En Commune I, l’absence des avocats de l’État a entraîné le report, tandis qu’en Commune VI, malgré la présence de toutes les parties, le juge a estimé nécessaire de poursuivre l’examen avant de rendre un jugement.
Au-delà des juridictions civiles, une requête a été déposée devant la Section administrative de la Cour suprême. Conformément aux règles, elle a été transmise au Contentieux de l’État pour permettre au gouvernement d’apporter ses observations.
La Cour constitutionnelle en arbitre final
Quelle que soit l’issue devant les juridictions civiles ou la Section administrative de la Cour suprême, la dernière étape sera la saisine de la Cour constitutionnelle, seule habilitée à juger de la conformité d’une loi ou d’une décision aux dispositions de la Constitution du 22 juillet 2023.
Cette Cour constitutionnelle, qui sera alors face à sa propre crédibilité, confirmera-t-elle la dissolution, au risque d’être perçue comme un instrument politique ? Ou bien osera-t-elle l’invalidation, ouvrant ainsi une crise institutionnelle majeure ?
Depuis l’annonce de la dissolution des partis politiques, la question n’est plus seulement celle de l’avenir des formations concernées, mais celle de la capacité du système judiciaire à se positionner face à une décision politique d’une telle ampleur, même si très peu d’observateurs s’attendent à une décision de justice qui contredirait les autorités de la Transition.
Quel aboutissement ?
Pour Soumaila Lah, analyste politique, « il est difficile de se prononcer sur l’issue de cette affaire, car nous n’avons pas tous les éléments entre nos mains ». Il souligne cependant que la décision des tribunaux des Communes I et VI de juger l’affaire sur le fond constitue « une bonne avancée », rappelant qu’« il n’aurait pas été orthodoxe de laisser croire aux Maliens qu’un individu ou une poignée d’individus peut décider de dissoudre tous les partis politiques du pays par simple volonté ».
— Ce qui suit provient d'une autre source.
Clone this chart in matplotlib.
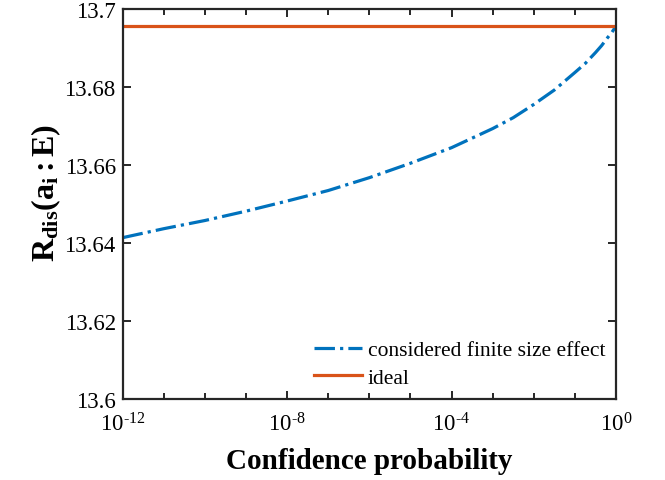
import matplotlib
matplotlib.use('Agg')
import matplotlib.pyplot as plt
import matplotlib.ticker as ticker

plt.rcParams['font.family'] = ['Liberation Serif', 'DejaVu Serif']
plt.rcParams['mathtext.fontset'] = 'custom'
plt.rcParams['mathtext.rm'] = 'Liberation Serif'
plt.rcParams['mathtext.it'] = 'Liberation Serif:italic'
plt.rcParams['mathtext.bf'] = 'Liberation Serif:bold'
plt.rcParams['axes.unicode_minus'] = False

# data
conf_prob = [1e-12, 1e-11, 1e-10, 1e-9, 1e-8, 1e-7, 1e-6, 1e-5, 1e-4,
             1e-3, 10 ** -2.5, 1e-2, 10 ** -1.5, 1e-1, 10 ** -0.75,
             10 ** -0.5, 10 ** -0.35, 10 ** -0.2, 10 ** -0.1, 1.0]
rate_finite = [13.6413, 13.6436, 13.6457, 13.6481, 13.6507, 13.6534, 13.6567,
               13.6604, 13.6644, 13.6693, 13.6721, 13.6755, 13.6792, 13.6837,
               13.6860, 13.6888, 13.6906, 13.6927, 13.6940, 13.6956]
rate_ideal = 13.6956

yticks = [13.6, 13.62, 13.64, 13.66, 13.68, 13.7]
ytick_labels = ['13.6', '13.62', '13.64', '13.66', '13.68', '13.7']
xticks = [1e-12, 1e-8, 1e-4, 1e0]
xtick_labels = [r'$10^{\text{-12}}$', r'$10^{\text{-8}}$', r'$10^{\text{-4}}$', r'$10^{0}$']
xminor = [1e-12, 1e-11, 1e-10, 1e-9, 1e-8, 1e-7, 1e-6, 1e-5, 1e-4,
          1e-3, 1e-2, 1e-1, 1e0]

blue = '#0072BD'
orange = '#D95319'
dark = '#262626'

fig = plt.figure(figsize=(6.65, 4.81), dpi=100)
ax = fig.add_axes([0.1845, 0.1694, 0.7418, 0.8098])

ax.plot(conf_prob, rate_finite, '-.', color=blue, lw=2.3,
        label='considered finite size effect')
ax.plot([conf_prob[0], conf_prob[-1]], [rate_ideal, rate_ideal], '-',
        color=orange, lw=2.3, label='ideal')

ax.set_xscale('log')
ax.set_xlim(1e-12, 1)
ax.set_ylim(13.6, 13.7)
ax.set_xticks(xticks)
ax.set_xticklabels(xtick_labels)
ax.xaxis.set_minor_locator(ticker.FixedLocator(xminor))
ax.xaxis.set_minor_formatter(ticker.NullFormatter())
ax.set_yticks(yticks)
ax.set_yticklabels(ytick_labels)

ax.tick_params(which='both', direction='in', top=True, right=True,
               labelsize=16.5, color=dark, width=1.4)
ax.tick_params(which='major', length=6)
ax.tick_params(which='minor', length=4)
ax.tick_params(axis='x', pad=10)
ax.tick_params(axis='y', pad=5)
for s in ax.spines.values():
    s.set_linewidth(1.6)
    s.set_color(dark)

ax.set_xlabel('Confidence probability', fontsize=21, fontweight='bold', labelpad=8)
ax.set_ylabel(r'$\mathbf{R_{dis}(a_i:E)}$', fontsize=23)
ax.yaxis.set_label_coords(-0.12, 0.53)

ax.legend(loc='lower right', frameon=False, fontsize=15.5, handlelength=2.25,
          borderaxespad=0.1, labelspacing=0.35, handletextpad=0.25)

fig.savefig('out.png', dpi=100)
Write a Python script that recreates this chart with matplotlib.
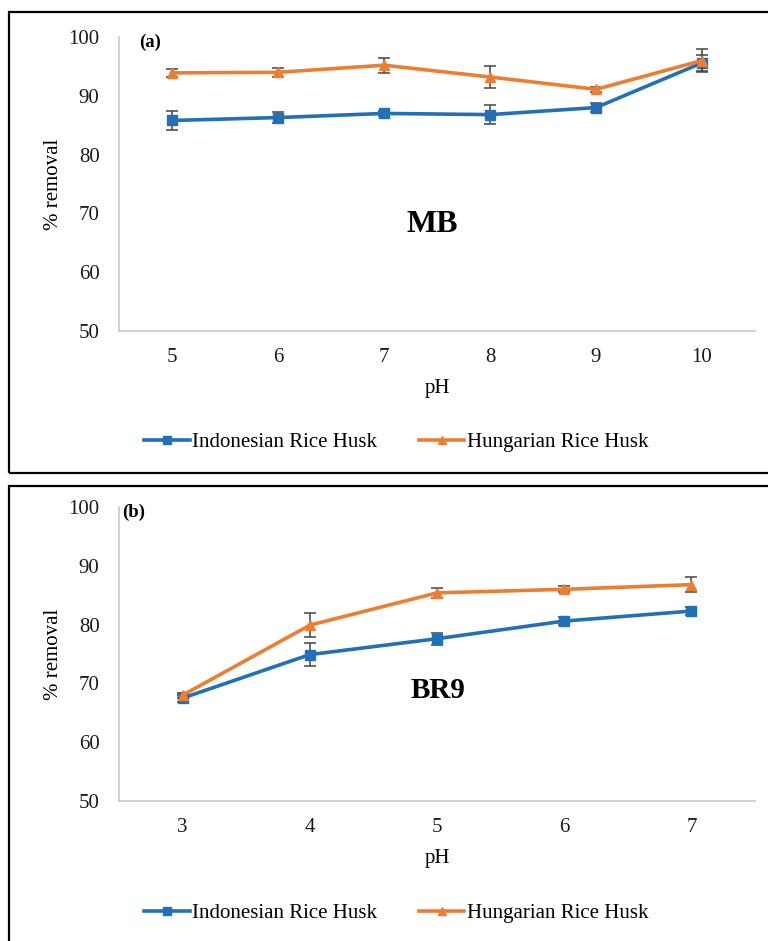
import matplotlib.pyplot as plt
from matplotlib.patches import Rectangle
from matplotlib.lines import Line2D

plt.rcParams['font.family'] = ['Liberation Serif', 'DejaVu Serif']

# Panel (a): MB removal vs pH
ph_a = ["5", "6", "7", "8", "9", "10"]
indo_a = [85.8, 86.3, 87.0, 86.8, 88.0, 95.6]
indo_a_err = [1.6, 1.0, 0.5, 1.6, 0.7, 1.3]
hung_a = [93.9, 94.0, 95.2, 93.2, 91.1, 96.0]
hung_a_err = [0.7, 0.8, 1.3, 1.8, 0.4, 2.0]

# Panel (b): BR9 removal vs pH
ph_b = ["3", "4", "5", "6", "7"]
indo_b = [67.5, 74.9, 77.6, 80.6, 82.3]
indo_b_err = [0.6, 2.0, 1.0, 0.7, 0.7]
hung_b = [68.0, 79.9, 85.4, 86.0, 86.8]
hung_b_err = [0.4, 2.0, 0.9, 0.5, 1.3]

yticks = [50, 60, 70, 80, 90, 100]
series_names = ["Indonesian Rice Husk", "Hungarian Rice Husk"]
BLUE = "#2170B8"
ORANGE = "#ED7D31"
ERR = "#444444"
FS = 15

W, H = 768, 941
fig = plt.figure(figsize=(W / 100, H / 100), dpi=100)


def fx(px):
    return px / W


def fy(py):
    return 1 - py / H


# Frames around the two panels
fig.patches.append(Rectangle((fx(9), fy(473)), fx(800), fy(12) - fy(473),
                             transform=fig.transFigure, fill=False,
                             edgecolor="black", linewidth=1.6))
fig.patches.append(Rectangle((fx(9), fy(960)), fx(800), fy(486) - fy(960),
                             transform=fig.transFigure, fill=False,
                             edgecolor="black", linewidth=1.6))


def panel(top_px, bottom_px, cats, indo, indo_err, hung, hung_err,
          tag, tag_x, title, title_xy, title_fs, legend_y):
    ax = fig.add_axes([fx(119), fy(bottom_px), fx(755) - fx(119),
                       fy(top_px) - fy(bottom_px)])
    x = list(range(len(cats)))
    ax.errorbar(x, indo, yerr=indo_err, color=BLUE, lw=2.6,
                marker="s", ms=7.5, mec=BLUE, mfc=BLUE,
                ecolor=ERR, elinewidth=1.1, capsize=4.5, capthick=1.1,
                zorder=3)
    ax.errorbar(x, hung, yerr=hung_err, color=ORANGE, lw=2.6,
                marker="^", ms=7.5, mec=ORANGE, mfc=ORANGE,
                ecolor=ERR, elinewidth=1.1, capsize=4.5, capthick=1.1,
                zorder=4)
    ax.set_xlim(-0.5, len(cats) - 0.5)
    ax.set_ylim(50, 100)
    ax.set_xticks(x)
    ax.set_xticklabels(cats)
    ax.set_yticks(yticks)
    ax.tick_params(length=0, labelsize=FS, pad=12, colors="#1a1a1a")
    ax.tick_params(axis="y", pad=14)
    for side in ("top", "right"):
        ax.spines[side].set_visible(False)
    for side in ("left", "bottom"):
        ax.spines[side].set_color("#C8C8C8")
        ax.spines[side].set_linewidth(1.2)
    ax.set_xlabel("pH", fontsize=FS, labelpad=9)
    ax.set_ylabel("% removal", fontsize=FS, labelpad=4)
    fig.text(fx(tag_x), fy(top_px - 3), tag, fontsize=13.5,
             fontweight="bold", va="top", ha="left")
    fig.text(fx(title_xy[0]), fy(title_xy[1]), title, fontsize=title_fs,
             fontweight="bold", ha="center", va="center")
    handles = [Line2D([], [], color=BLUE, lw=2.6, marker="s", ms=6),
               Line2D([], [], color=ORANGE, lw=2.6, marker="^", ms=6)]
    fig.legend(handles, series_names, loc="center",
               bbox_to_anchor=(fx(396), fy(legend_y)), ncol=2, frameon=False,
               fontsize=FS, handlelength=2.2, handletextpad=0.1,
               columnspacing=2.0)
    return ax


panel(37, 331, ph_a, indo_a, indo_a_err, hung_a, hung_a_err,
      "(a)", 139, "MB", (432, 224), 23, 442)
panel(507, 801, ph_b, indo_b, indo_b_err, hung_b, hung_b_err,
      "(b)", 122, "BR9", (438, 691), 21, 913)

fig.savefig("out.png", dpi=100)
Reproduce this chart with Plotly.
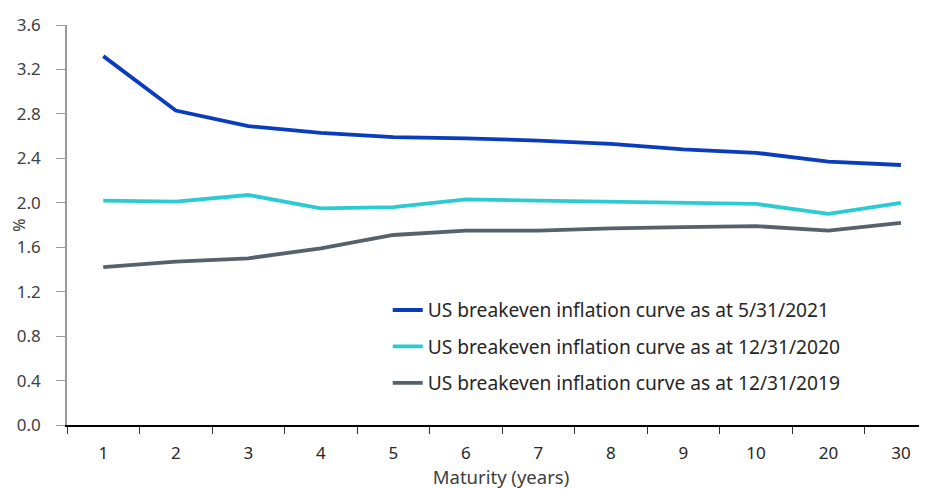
import plotly.graph_objects as go

maturities = ["1", "2", "3", "4", "5", "6", "7", "8", "9", "10", "20", "30"]
curve_2021 = [3.32, 2.83, 2.69, 2.63, 2.59, 2.58, 2.56, 2.53, 2.48, 2.45, 2.37, 2.34]
curve_2020 = [2.02, 2.01, 2.07, 1.95, 1.96, 2.03, 2.02, 2.01, 2.00, 1.99, 1.90, 2.00]
curve_2019 = [1.42, 1.47, 1.50, 1.59, 1.71, 1.75, 1.75, 1.77, 1.78, 1.79, 1.75, 1.82]

names = [
    "US breakeven inflation curve as at 5/31/2021",
    "US breakeven inflation curve as at 12/31/2020",
    "US breakeven inflation curve as at 12/31/2019",
]
colors = ["#0a3cbe", "#2ccbd2", "#56616b"]

fig = go.Figure()
for i, (vals, name, col) in enumerate(zip([curve_2021, curve_2020, curve_2019], names, colors)):
    fig.add_trace(go.Scatter(
        x=maturities, y=vals, mode="lines", name=name,
        line=dict(color=col, width=3.8), legendgroup=f"g{i}",
    ))

font_family = "Noto Sans, Open Sans, DejaVu Sans"
fig.update_layout(
    width=927, height=489,
    margin=dict(l=59, r=0, t=17, b=72),
    paper_bgcolor="white", plot_bgcolor="white",
    font=dict(family=font_family, size=17, color="#404040"),
    showlegend=True,
    legend=dict(
        x=0.3695, y=0.335, xanchor="left", yanchor="top",
        font=dict(size=19.2, color="#262626"),
        tracegroupgap=8.5, bgcolor="rgba(0,0,0,0)",
    ),
    xaxis=dict(
        type="category", range=[-0.5, 11.47], automargin=False,
        showline=True, linecolor="#000000", linewidth=1.5,
        ticks="outside", ticklen=7, tickcolor="#333333", tickson="boundaries",
        ticklabelstandoff=12,
        showgrid=False, zeroline=False,
        tickfont=dict(size=17, color="#262626"),
        title=dict(text="Maturity (years)", font=dict(size=18.5, color="#404040"), standoff=0),
    ),
    yaxis=dict(
        range=[0, 3.6], dtick=0.4, tick0=0, tickformat=".1f", automargin=False,
        showline=True, linecolor="#999999", linewidth=1.5,
        ticks="outside", ticklen=9, tickcolor="#999999",
        ticklabelstandoff=12,
        showgrid=False, zeroline=False,
        tickfont=dict(size=17, color="#404040"),
        title=dict(text="%", font=dict(size=16, color="#404040"), standoff=4),
    ),
)

fig.write_html("out.html")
Par ailleurs, certains analystes soulignent que l’enjeu dépasse la question juridique. Une annulation de la dissolution relancerait immédiatement les anciennes formations, rétablirait leur capacité d’action et redonnerait vie aux oppositions politiques, dans un contexte sécuritaire et économique déjà tendu.
À l’inverse, une validation ouvrirait la voie à un système politique radicalement repensé, où la refondation annoncée prendrait forme par la création de nouveaux partis et la mise à l’écart des acteurs traditionnels.
Même si le droit est clair quant à la protection de la liberté d’association et du pluralisme politique, le contexte, marqué par une transition prolongée et les réformes institutionnelles et politiques issues des Assises nationales de la Refondation, ainsi que par les recommandations des forces vives de la Nation lors des consultations nationales en avril dernier, risque de peser sur la décision finale de la justice.